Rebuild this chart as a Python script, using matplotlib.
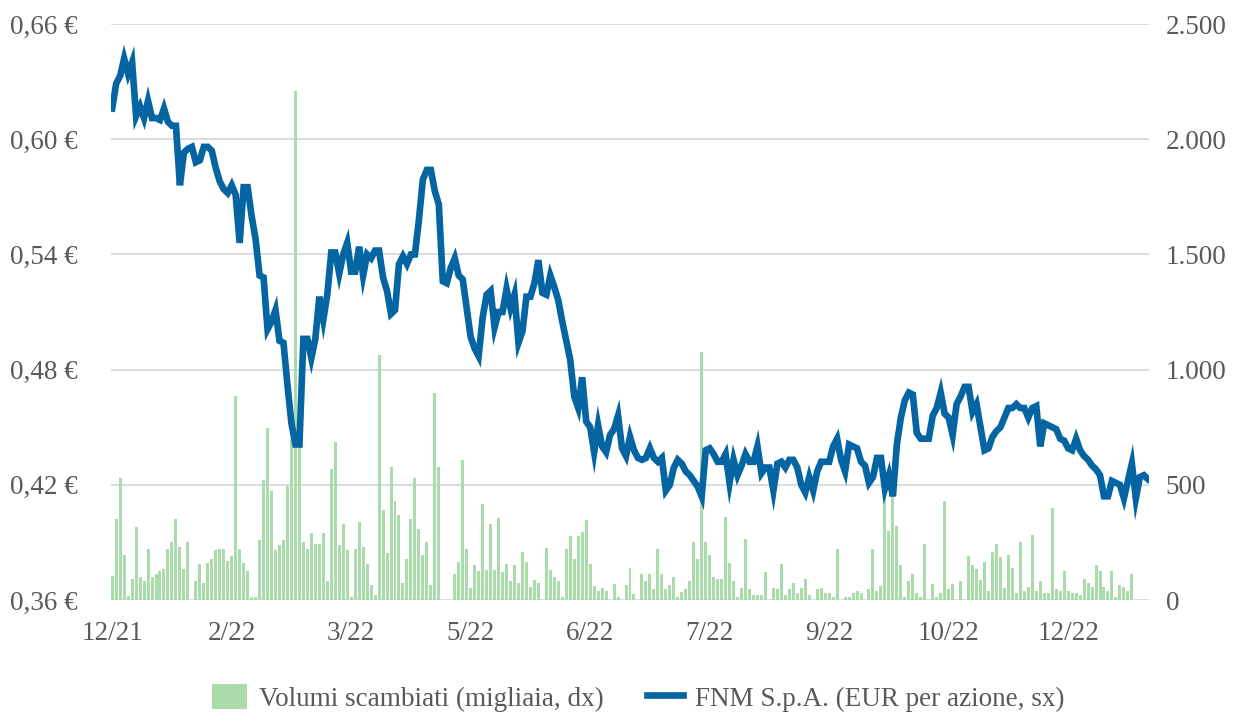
import matplotlib
matplotlib.use('Agg')
import matplotlib.pyplot as plt
from matplotlib.patches import Patch
from matplotlib.lines import Line2D

plt.rcParams['font.family'] = ['Liberation Serif', 'DejaVu Serif']

# FNM S.p.A. closing price (EUR per share), daily, 12/21 - 12/22
price = [
    0.616, 0.629, 0.633, 0.642, 0.634, 0.640, 0.612, 0.617, 0.611, 0.620,
    0.611, 0.611, 0.610, 0.616, 0.609, 0.607, 0.607, 0.576, 0.593, 0.595,
    0.596, 0.588, 0.589, 0.596, 0.596, 0.594, 0.585, 0.578, 0.574, 0.572,
    0.576, 0.571, 0.546, 0.575, 0.575, 0.560, 0.548, 0.529, 0.528, 0.501,
    0.505, 0.511, 0.495, 0.494, 0.472, 0.452, 0.441, 0.441, 0.496, 0.496,
    0.486, 0.496, 0.518, 0.506, 0.519, 0.541, 0.541, 0.530, 0.540, 0.546,
    0.531, 0.531, 0.544, 0.529, 0.540, 0.538, 0.542, 0.542, 0.528, 0.521,
    0.509, 0.511, 0.535, 0.539, 0.535, 0.540, 0.540, 0.558, 0.579, 0.584,
    0.584, 0.573, 0.566, 0.526, 0.525, 0.533, 0.538, 0.529, 0.527, 0.512,
    0.497, 0.491, 0.487, 0.507, 0.519, 0.521, 0.502, 0.510, 0.510, 0.522,
    0.512, 0.519, 0.494, 0.500, 0.518, 0.518, 0.525, 0.537, 0.520, 0.519,
    0.529, 0.523, 0.516, 0.505, 0.495, 0.485, 0.466, 0.460, 0.476, 0.453,
    0.450, 0.437, 0.451, 0.440, 0.437, 0.446, 0.449, 0.456, 0.439, 0.435,
    0.445, 0.438, 0.434, 0.433, 0.434, 0.439, 0.434, 0.432, 0.434, 0.417,
    0.420, 0.429, 0.433, 0.431, 0.427, 0.425, 0.422, 0.419, 0.414, 0.438,
    0.439, 0.436, 0.432, 0.432, 0.436, 0.421, 0.433, 0.425, 0.430, 0.436,
    0.432, 0.432, 0.440, 0.426, 0.429, 0.429, 0.417, 0.431, 0.432, 0.429,
    0.433, 0.433, 0.429, 0.420, 0.416, 0.424, 0.417, 0.427, 0.432, 0.432,
    0.432, 0.440, 0.444, 0.433, 0.427, 0.441, 0.440, 0.439, 0.432, 0.430,
    0.421, 0.424, 0.434, 0.434, 0.418, 0.425, 0.414, 0.441, 0.455, 0.464,
    0.468, 0.467, 0.447, 0.444, 0.444, 0.444, 0.456, 0.460, 0.468, 0.457,
    0.455, 0.446, 0.462, 0.466, 0.471, 0.471, 0.458, 0.462, 0.450, 0.438,
    0.439, 0.445, 0.448, 0.450, 0.455, 0.460, 0.460, 0.462, 0.460, 0.460,
    0.455, 0.460, 0.461, 0.440, 0.452, 0.451, 0.450, 0.449, 0.444, 0.443,
    0.439, 0.438, 0.444, 0.438, 0.435, 0.433, 0.430, 0.428, 0.425, 0.414,
    0.414, 0.422, 0.421, 0.420, 0.413, 0.422, 0.431, 0.413, 0.424, 0.425,
    0.423,
]

# traded volumes (thousands of shares)
volume = [
    106, 351, 531, 196, 16, 90, 319, 98, 82, 221,
    98, 114, 127, 134, 221, 253, 351, 229, 134, 253,
    0, 82, 158, 74, 160, 180, 215, 221, 221, 168,
    190, 887, 221, 160, 126, 13, 13, 261, 523, 748,
    471, 215, 240, 261, 495, 700, 2210, 700, 253, 220,
    289, 245, 245, 289, 82, 569, 686, 237, 332, 215,
    13, 221, 340, 229, 158, 65, 21, 1062, 392, 204,
    577, 430, 368, 74, 176, 351, 531, 306, 196, 253,
    65, 899, 577, 0, 0, 0, 114, 166, 608, 221,
    54, 150, 124, 418, 131, 330, 131, 356, 122, 158,
    82, 150, 74, 209, 167, 57, 87, 74, 0, 225,
    131, 98, 82, 13, 221, 278, 176, 278, 297, 348,
    158, 62, 38, 54, 38, 0, 70, 13, 0, 65,
    139, 25, 0, 114, 82, 114, 46, 221, 114, 46,
    65, 98, 13, 36, 46, 82, 253, 176, 1078, 253,
    196, 98, 90, 90, 359, 160, 82, 13, 54, 265,
    46, 21, 21, 21, 123, 0, 54, 46, 158, 21,
    46, 74, 29, 54, 90, 21, 0, 46, 54, 29,
    29, 13, 220, 0, 13, 13, 29, 38, 29, 0,
    46, 220, 38, 62, 480, 300, 470, 320, 150, 13,
    82, 114, 29, 13, 245, 0, 70, 13, 29, 428,
    46, 70, 0, 82, 0, 193, 150, 134, 87, 167,
    38, 209, 245, 188, 54, 196, 140, 29, 253, 38,
    57, 281, 38, 82, 29, 29, 400, 49, 38, 126,
    38, 29, 29, 21, 90, 74, 57, 152, 126, 57,
    38, 126, 13, 65, 57, 38, 114,
]

date_labels = ['12/21', '2/22', '3/22', '5/22', '6/22', '7/22', '9/22', '10/22', '12/22']
label_step = 30

price_ticks = [0.36, 0.42, 0.48, 0.54, 0.60, 0.66]
price_tick_labels = ['0,36 €', '0,42 €', '0,48 €', '0,54 €', '0,60 €', '0,66 €']
volume_ticks = [0, 500, 1000, 1500, 2000, 2500]
volume_tick_labels = ['0', '500', '1.000', '1.500', '2.000', '2.500']

line_color = '#0565a2'
bar_color = '#a9dcaa'
text_color = '#595959'
fs = 19.5

fig = plt.figure(figsize=(12.39, 7.13), dpi=100)
ax = fig.add_axes([111 / 1239, 1 - 600 / 713, 1038 / 1239, 576 / 713])
ax2 = ax.twinx()

x = list(range(len(price)))

# volumes on the primary axes (drawn first, under the line), ticks on the right
ax.bar(x[:len(volume)], volume, width=0.75, color=bar_color, zorder=2)
ax.set_ylim(0, 2500)
ax.set_yticks(volume_ticks)
ax.set_yticklabels(volume_tick_labels)
ax.yaxis.tick_right()
ax.grid(axis='y', color='#d9d9d9', linewidth=1.3)
ax.set_axisbelow(True)
ax.set_xlim(-0.3, len(price) - 1 + 0.3)
ax.set_xticks(x[::label_step])
ax.set_xticklabels(date_labels)
ax.tick_params(axis='both', length=0, labelsize=fs, labelcolor=text_color)
ax.tick_params(axis='x', pad=15)
ax.tick_params(axis='y', pad=12)
for s in ax.spines.values():
    s.set_visible(False)

# price line on the twin axes, ticks on the left
ax2.plot(x, price, color=line_color, linewidth=4.8, solid_joinstyle='miter', zorder=3)
ax2.set_ylim(0.36, 0.66)
ax2.set_yticks(price_ticks)
ax2.set_yticklabels(price_tick_labels)
ax2.yaxis.tick_left()
ax2.tick_params(axis='y', length=0, labelsize=fs, labelcolor=text_color, pad=24)
for s in ax2.spines.values():
    s.set_visible(False)

handles = [Patch(facecolor=bar_color, edgecolor='none'),
           Line2D([], [], color=line_color, linewidth=4.8)]
labels = ['Volumi scambiati (migliaia, dx)', 'FNM S.p.A. (EUR per azione, sx)']
fig.legend(handles, labels, loc='lower center', bbox_to_anchor=(0.515, -0.033), ncol=2,
           frameon=False, fontsize=fs, labelcolor=text_color, handlelength=1.3,
           handleheight=1.05, handletextpad=0.45, columnspacing=1.6)

fig.savefig('out.png', dpi=100)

**What the task requires:** Begin at the first line of the material and copy each line exactly through the one containing "plt.rcParams['font.family'] = ['Liberation". Omit pictures.

**The completed task:**
Rebuild this chart as a Python script, using matplotlib.
import matplotlib
matplotlib.use('Agg')
import matplotlib.pyplot as plt
from matplotlib.patches import Patch
from matplotlib.lines import Line2D

plt.rcParams['font.family'] = ['Liberation Serif', 'DejaVu Serif']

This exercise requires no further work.